Considérons par exemple une situation où il y a un « bon » (B) et un « mauvais » (M) comportement. Si la population cible présente un mélange de comportements avec une distribution relativement égale entre ceux qui choisissent B et M, il est peu probable que cette population soit une bonne cible pour l’effet d’entraînement. En effet, en supposant que les personnes d’un groupe côtoient régulièrement celles qui pensent et se comportent différemment, et que l’influence sociale et le mécanisme de conformité et de coordination fassent pencher les gens vers un type de comportement ou un autre, ce changement aurait déjà dû se produire. La population serait donc déjà plus polarisée en ce qui concerne le comportement B ou M.

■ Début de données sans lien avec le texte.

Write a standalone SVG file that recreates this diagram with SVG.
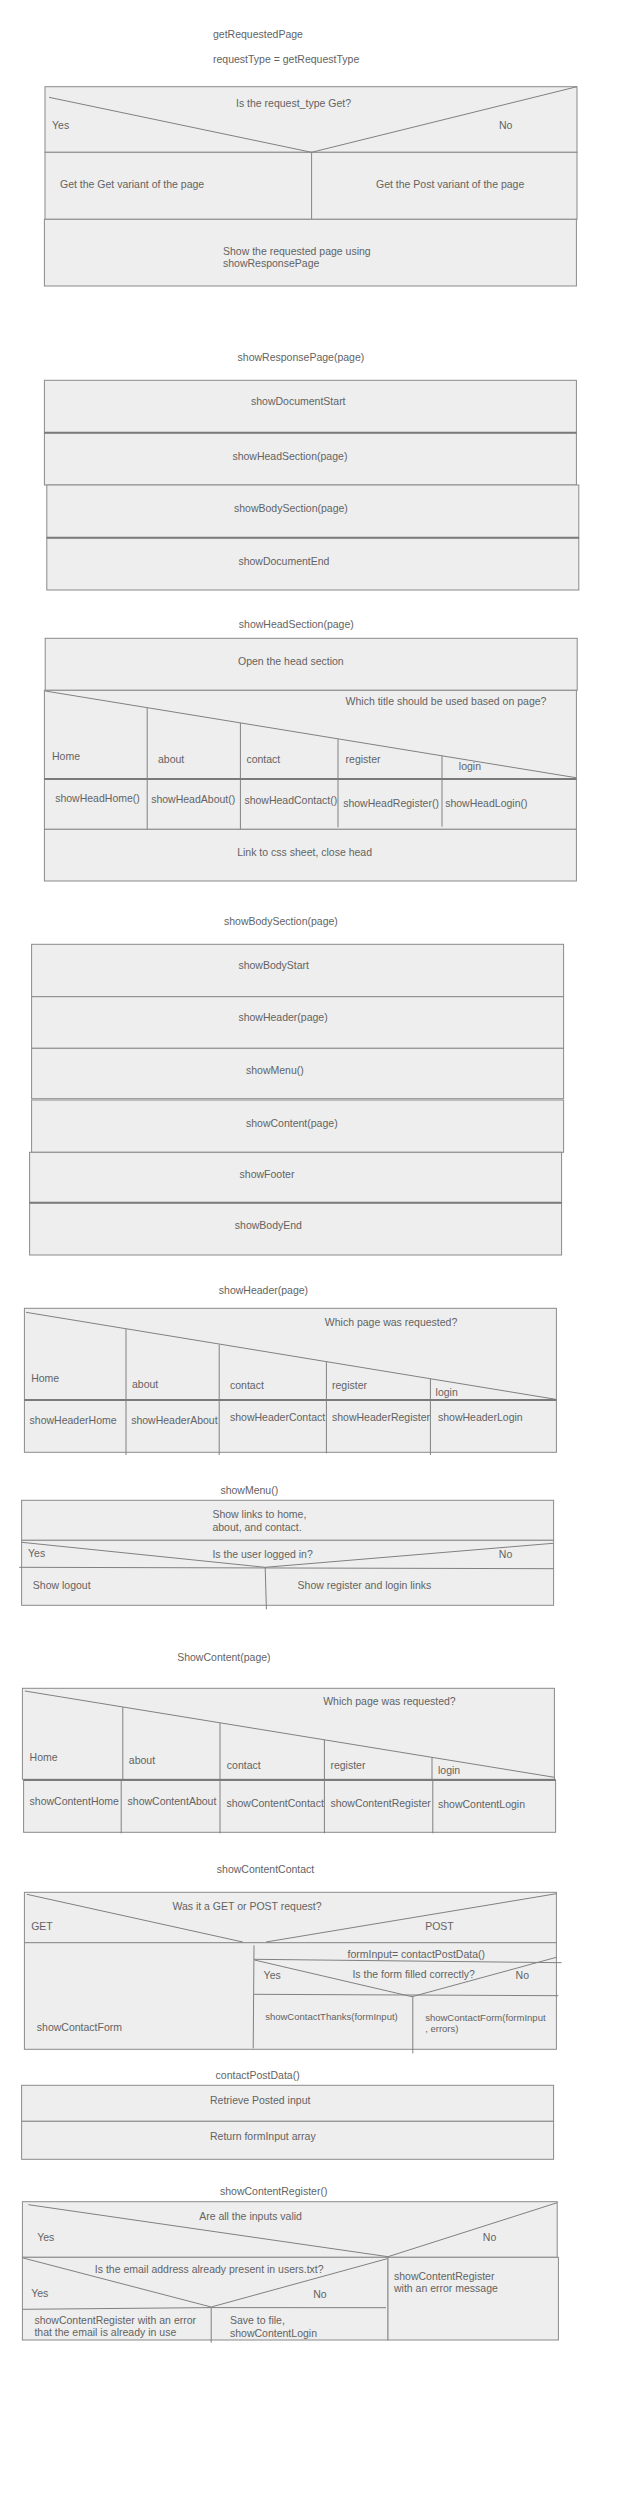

Ensuite, si l’on intervient auprès d’une population dans laquelle on peut identifier une série de seuils à partir desquels les individus sont susceptibles de changer de comportement, il convient de choisir le groupe de population à cibler en premier. Le sous-ensemble choisi peut faire une différence significative dans le résultat. Intuitivement, il pourrait sembler judicieux de cibler un groupe de personnes plus réceptives à un changement de comportement. Cependant, cela laisserait à l’effet d’entraînement la tâche difficile de convertir les personnes les plus résistantes.

En alternative, on peut cibler en premier un groupe de personnes résistantes au changement, en estimant que l’effet d’entraînement serait alors plus facile à obtenir dans le reste de la population. Dans ce cas, il serait toutefois difficile d’évaluer si et dans quelle mesure l’intervention initiale aurait la capacité de modifier le comportement du groupe le plus difficile à convaincre. Et il serait également difficile d’estimer l’envergure nécessaire pour que l’intervention soit efficace.

Une approche aléatoire

Le Prof. Efferson et ses collègues concluent que, dans cette situation, la meilleure solution consiste à cibler un échantillon véritablement aléatoire. Cela tient au fait que cette approche offre un équilibre entre les inconvénients d’une cible réceptive (elle ne laisse pas la tâche la plus difficile à l’effet d’entraînement) et ceux d’une cible résistante (il y a moins de risque que l’intervention initiale ait un effet restreint, ce qui limiterait ensuite l’effet du mécanisme de diffusion). Ainsi, les personnes résistantes au changement étant en partie ciblées de manière aléatoire par l’intervention initiale, elles se retrouvent ensuite moins nombreuses dans la population qui reste à convaincre par l’effet d’entraînement. En revanche, si dans l’échantillon aléatoire les personnes résistantes au changement ne réagissent pas de manière positive à l’intervention, l’effet d’entraînement sera à son tour faible, voire inexistant.

D’autres résultats révèlent que les comportements et pratiques qui contribuent à une identité culturelle particulière ont une valeur intrinsèque accrue et que cela agit comme un frein à l’effet d’entraînement, pratiquement quel que soit le contexte. Les personnes adoptent en effet cette pratique dans le cadre de leur appartenance à un groupe en particulier et en se distinguant d’un autre groupe. Une solution consisterait à réduire le lien entre le comportement que l’on veut changer et l’identité culturelle à laquelle il est lié, potentiellement en transférant cette association vers un autre comportement ou une autre pratique. Cela est toutefois particulièrement difficile si l’action est entreprise par des personnes extérieures au groupe.

Dans l’ensemble, le message clé de cette recherche est que l’utilisation de l’influence sociale comme moyen de modifier les comportements au sein d’une population peut sembler plausible à partir d’une première évaluation superficielle des attitudes. Cependant, ce n’est pas parce que les personnes considérées à titre individuel semblent disposées à modifier leur comportement du fait de l’influence sociale que le succès à l’échelle de la population est garanti. Au contraire, une approche économique et raisonnable consiste à mener une analyse approfondie de la manière dont les attitudes et les comportements varient au sein d’un groupe et entre les groupes, puis à examiner les résultats au regard de cette nouvelle recherche.


Papier de recherche: Efferson, C., Vogt, S. & Fehr, E. The promise and the peril of using social influence to reverse harmful traditions. Nat Hum Behav 4, 55–68 (2020).